Hukum Memotong Kuku dan Rambut sebelum Hewan Kurban Disembelih
Warga merias sapi kurban di Papring, Banyuwangi, Jawa Timur, Jumat (31/7/2020). Tradisi turun-temurun itu sebagai bentuk simbol-simbol doa untuk yang berkurban dan hewan yang dikurbankan agar dalam kondisi baik. ANTARA FOTO/Budi Candra Setya/pras.

tirto.id - Hukum memotong kuku dan rambut sebelum hewan kurban disembelih adalah perkara yang kerap dibahas dalam Islam setiap menjelang awal Zulhijah. Dalam hal ini, terdapat perbedaan pendapat di kalangan ulama mengenai hal tersebut, mulai dari yang membolehkan hingga yang mengharamkan pemotongan kuku dan rambut.

Secara sederhana, terdapat hadis yang diriwayatkan Ummu Salamah bahwa Nabi Muhammad SAW bersabda: "Apabila masuk 10 hari pertama Zulhijah, apabila seorang di antara kamu hendak berkurban, janganlah menyentuh rambut dan kulit sedikit pun, sampai ia [selesai] berkurban," (H.R. Ibnu Majah dan Ahmad).

Hadis di atas adalah larangan yang cukup ambigu, entah ditujukan kepada orang yang berkurban atau larangan memotong kuku atau rambut itu ditujukan pada hewan kurban, bukan umat Islam.

Penjelasan mengenai perbedaan pendapat tersebut dirangkum Hengki Ferdiansyah dalam "Hukum Potong Kuku dan Rambut Ketika Kurban" yang terbit di NU Online.

Hukum Memotong Kuku dan Rambut sebelum Hewan Kurban Disembelih

Meskipun ada perbedaan pendapat, namun yang jelas terdapat larangan untuk tidak memotong kuku dan rambut mulai dari awal hingga 10 Zulhijah.
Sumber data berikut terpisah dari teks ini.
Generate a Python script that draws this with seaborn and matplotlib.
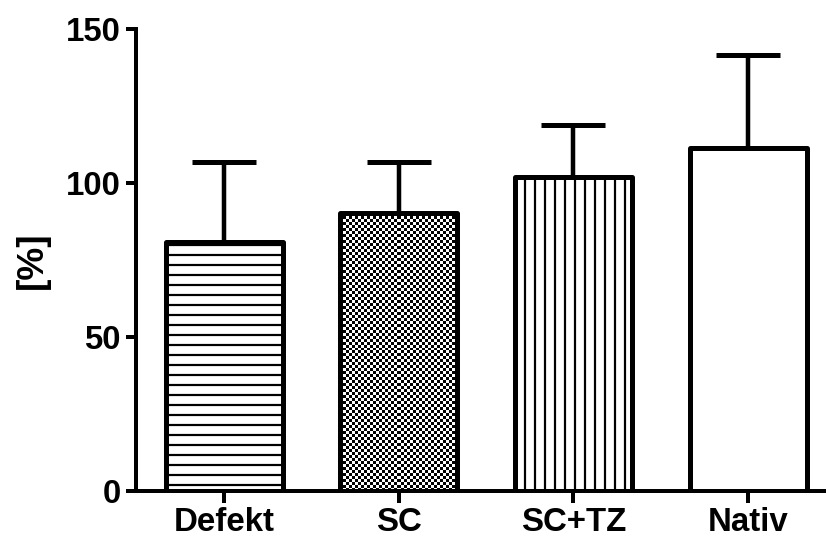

Selain itu, larangan ini juga dapat berlaku hingga momen kurban usai. Bagaimanapun juga, pemotongan hewan kurban dapat dilakukan sejak 10 Zulhijah (Hari Raya Idul Adha) hingga 11-13 Zulhijah (hari-hari tasyrik).
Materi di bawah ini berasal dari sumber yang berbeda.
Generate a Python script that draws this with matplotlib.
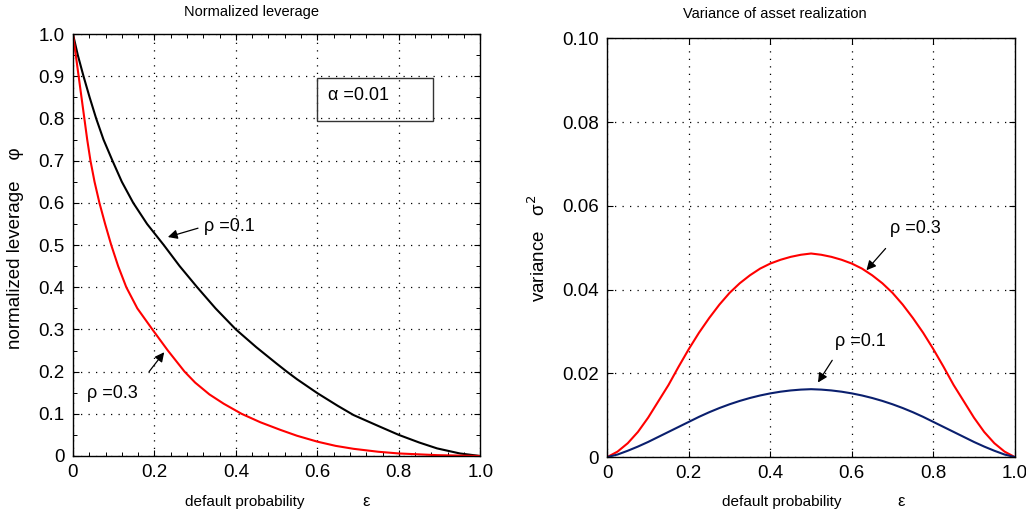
import matplotlib
matplotlib.use('Agg')
import matplotlib.pyplot as plt
import matplotlib.patches as patches
from matplotlib.ticker import MultipleLocator

plt.rcParams['font.family'] = ['Liberation Sans', 'DejaVu Sans']

# Left panel: normalized leverage phi vs default probability eps
eps_rho01 = [0, 0.012, 0.026, 0.041, 0.057, 0.075, 0.097, 0.120, 0.148, 0.182,
             0.223, 0.262, 0.305, 0.35, 0.400, 0.45, 0.5, 0.525, 0.55, 0.6,
             0.65, 0.689, 0.75, 0.8, 0.85, 0.894, 0.95, 1.0]
phi_rho01 = [1.0, 0.95, 0.9, 0.85, 0.8, 0.75, 0.7, 0.65, 0.6, 0.55,
             0.5, 0.45, 0.4, 0.35, 0.3, 0.258, 0.219, 0.2, 0.182, 0.149,
             0.119, 0.097, 0.071, 0.05, 0.032, 0.018, 0.006, 0.0]
eps_rho03 = [0, 0.007, 0.014, 0.021, 0.028, 0.035, 0.043, 0.053, 0.065, 0.079,
             0.094, 0.111, 0.131, 0.158, 0.195, 0.233, 0.274, 0.30, 0.335, 0.37,
             0.414, 0.46, 0.509, 0.55, 0.6, 0.645, 0.689, 0.75, 0.8, 0.894, 1.0]
phi_rho03 = [1.0, 0.95, 0.9, 0.85, 0.8, 0.75, 0.7, 0.65, 0.6, 0.55,
             0.5, 0.45, 0.4, 0.35, 0.3, 0.25, 0.2, 0.174, 0.146, 0.124,
             0.1, 0.08, 0.062, 0.048, 0.034, 0.024, 0.017, 0.010, 0.006, 0.002, 0.0]

# Right panel: variance sigma^2 vs eps
eps_var = [0, 0.025, 0.05, 0.075, 0.1, 0.125, 0.15, 0.175, 0.2, 0.225,
           0.25, 0.275, 0.3, 0.325, 0.35, 0.375, 0.4, 0.425, 0.45, 0.475,
           0.5, 0.525, 0.55, 0.575, 0.6, 0.625, 0.65, 0.675, 0.7, 0.725,
           0.75, 0.775, 0.8, 0.825, 0.85, 0.875, 0.9, 0.925, 0.95, 0.975, 1.0]
var_rho03 = [0, 0.0013, 0.0033, 0.0060, 0.0094, 0.0133, 0.0172, 0.0216, 0.0258, 0.0297,
             0.0332, 0.0364, 0.0392, 0.0415, 0.0434, 0.0450, 0.0462, 0.0471, 0.0478, 0.0483,
             0.0486, 0.0483, 0.0478, 0.0471, 0.0462, 0.0450, 0.0434, 0.0415, 0.0392, 0.0364,
             0.0332, 0.0297, 0.0258, 0.0216, 0.0172, 0.0133, 0.0094, 0.0060, 0.0033, 0.0013, 0]
var_rho01 = [0, 0.0006, 0.0015, 0.0025, 0.0036, 0.0048, 0.0060, 0.0072, 0.0084, 0.0096,
             0.0107, 0.0117, 0.0126, 0.0134, 0.0141, 0.0147, 0.0152, 0.0156, 0.0159, 0.0161,
             0.0162, 0.0161, 0.0159, 0.0156, 0.0152, 0.0147, 0.0141, 0.0134, 0.0126, 0.0117,
             0.0107, 0.0096, 0.0084, 0.0072, 0.0060, 0.0048, 0.0036, 0.0025, 0.0015, 0.0006, 0]

left_yticks = [0, 0.1, 0.2, 0.3, 0.4, 0.5, 0.6, 0.7, 0.8, 0.9, 1.0]
left_ylabels = ['0', '0.1', '0.2', '0.3', '0.4', '0.5', '0.6', '0.7', '0.8', '0.9', '1.0']
xticks = [0, 0.2, 0.4, 0.6, 0.8, 1.0]
xlabels = ['0', '0.2', '0.4', '0.6', '0.8', '1.0']
right_yticks = [0, 0.02, 0.04, 0.06, 0.08, 0.10]
right_ylabels = ['0', '0.02', '0.04', '0.06', '0.08', '0.10']

fig = plt.figure(figsize=(10.26, 5.17), dpi=100)
ax1 = fig.add_axes([0.0711, 0.118, 0.397, 0.816])
ax2 = fig.add_axes([0.592, 0.116, 0.397, 0.810])


def style_axes(ax, yticks, ylabels, ymax, minor=False):
    ax.set_xlim(0, 1.0)
    ax.set_ylim(0, ymax)
    ax.set_xticks(xticks)
    ax.set_xticklabels(xlabels)
    ax.set_yticks(yticks)
    ax.set_yticklabels(ylabels)
    ax.grid(True, color='black', linestyle=(0, (1, 5)), linewidth=0.9)
    ax.tick_params(direction='in', top=True, right=True, length=4, width=0.8,
                   labelsize=13.5, pad=6)
    if minor:
        ax.xaxis.set_minor_locator(MultipleLocator(0.04))
        ax.yaxis.set_minor_locator(MultipleLocator(0.05))
        ax.tick_params(which='minor', direction='in', top=True, right=True, length=3, width=0.7)
    for sp in ax.spines.values():
        sp.set_linewidth(1.0)
        sp.set_color('black')


style_axes(ax1, left_yticks, left_ylabels, 1.0, minor=True)
style_axes(ax2, right_yticks, right_ylabels, 0.10)

line_kw = dict(lw=1.5, solid_joinstyle='round', solid_capstyle='round')
ax1.plot(eps_rho01, phi_rho01, color='black', **line_kw)
ax1.plot(eps_rho03, phi_rho03, color='#ff0000', **line_kw)

ax2.plot(eps_var, var_rho03, color='#ff0000', **line_kw)
ax2.plot(eps_var, var_rho01, color='#0a1f6e', **line_kw)

arrow = dict(arrowstyle='-|>', color='black', lw=0.9, mutation_scale=14, shrinkA=0, shrinkB=0)
ax1.annotate('', xy=(0.233, 0.519), xytext=(0.307, 0.540), arrowprops=arrow)
ax1.text(0.322, 0.545, 'ρ =0.1', fontsize=13, va='center', ha='left')
ax1.annotate('', xy=(0.224, 0.246), xytext=(0.187, 0.200), arrowprops=arrow)
ax1.text(0.034, 0.149, 'ρ =0.3', fontsize=13, va='center', ha='left')

ax1.add_patch(patches.Rectangle((0.6, 0.794), 0.285, 0.102, fill=False,
                                edgecolor='#333333', lw=1.0, zorder=3))
ax1.text(0.627, 0.855, 'α =0.01', fontsize=13, va='center', ha='left')

ax2.annotate('', xy=(0.636, 0.0446), xytext=(0.683, 0.0498), arrowprops=arrow)
ax2.text(0.693, 0.0545, 'ρ =0.3', fontsize=13, va='center', ha='left')
ax2.annotate('', xy=(0.517, 0.0178), xytext=(0.552, 0.0231), arrowprops=arrow)
ax2.text(0.558, 0.0275, 'ρ =0.1', fontsize=13, va='center', ha='left')

# titles and axis labels
fig.text(251 / 1026, 1 - 12 / 517, 'Normalized leverage', fontsize=10.5, ha='center', va='center')
fig.text(775 / 1026, 1 - 14 / 517, 'Variance of asset realization', fontsize=10.5, ha='center', va='center')

fig.text(16 / 1026, 1 - 248 / 517, 'normalized leverage    φ', fontsize=13.5, rotation=90,
         ha='center', va='center')
fig.text(538 / 1026, 1 - 248 / 517, 'variance   σ$^2$', fontsize=13.5, rotation=90,
         ha='center', va='center')

fig.text(245 / 1026, 1 - 502 / 517, 'default probability', fontsize=11, ha='center', va='center')
fig.text(366 / 1026, 1 - 502 / 517, 'ε', fontsize=12, ha='center', va='center')
fig.text(782 / 1026, 1 - 502 / 517, 'default probability', fontsize=11, ha='center', va='center')
fig.text(901 / 1026, 1 - 502 / 517, 'ε', fontsize=12, ha='center', va='center')

fig.savefig('out.png', dpi=100)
Jika merujuk pada penanggalan masehi, berdasarkan versi Muhammadiyah, larangan memotong kuku dan rambut ini berlaku sejak Kamis, 30 Juni hingga 9 Juli 2022.

Sementara itu, jika merujuk pada versi Pemerintah, seorang muslim dilarang memotong rambut sejak 1-10 Juli 2022.

Lantas, kepada siapa larangan ini ditujukan? Para ulama berbeda pendapat mengenai hal tersebut.

Pertama, pendapat pertama menyatakan bahwa larangan mencukur rambut dan memotong kuku berlaku untuk semua orang Islam.

Kedua, larangan itu hanya berlaku pada orang yang akan berkurban, tidak untuk semua orang.

Ketiga, larangan itu ditujukan pada hewan kurban, bukan untuk manusia.

Dalam hal ini, ada sebagian adat istiadat yang memotong kuku atau hewan kurban agar rapi sebelum disembelih.

Sebagian daerah malah menghiasi hewan kurban tersebut agar cantik dan menarik ketika disembelih atau dikurbankan.

Merespons hal tersebut, para ulama mengaitkan bahwa hadis di atas ditujukan sebagai larangan memotong kuku atau rambut hewan kurban, serta mesti dibiarkan utuh dan tidak dikurangi apa pun.

Pasalnya, dijelaskan bahwa bulu, kuku, hingga kulit pada hewan tersebut bakal menjadi saksi bagi orang yang berkurban saat di akhirat.

Hal itu tergambar dalam sabda Nabi Muhammad SAW: "Bagi orang yang berkurban, setiap helai rambut [bulu hewan kurban] adalah kebaikan," (H.R. Tirmidzi).

Hadis versi lainnya dalam riwayat Aisyah, ia menerangkan bahwa Rasulullah SAW bersabda: "Tidak ada amalan anak adam yang dicintai Allah pada hari Idul Adha kecuali berkurban.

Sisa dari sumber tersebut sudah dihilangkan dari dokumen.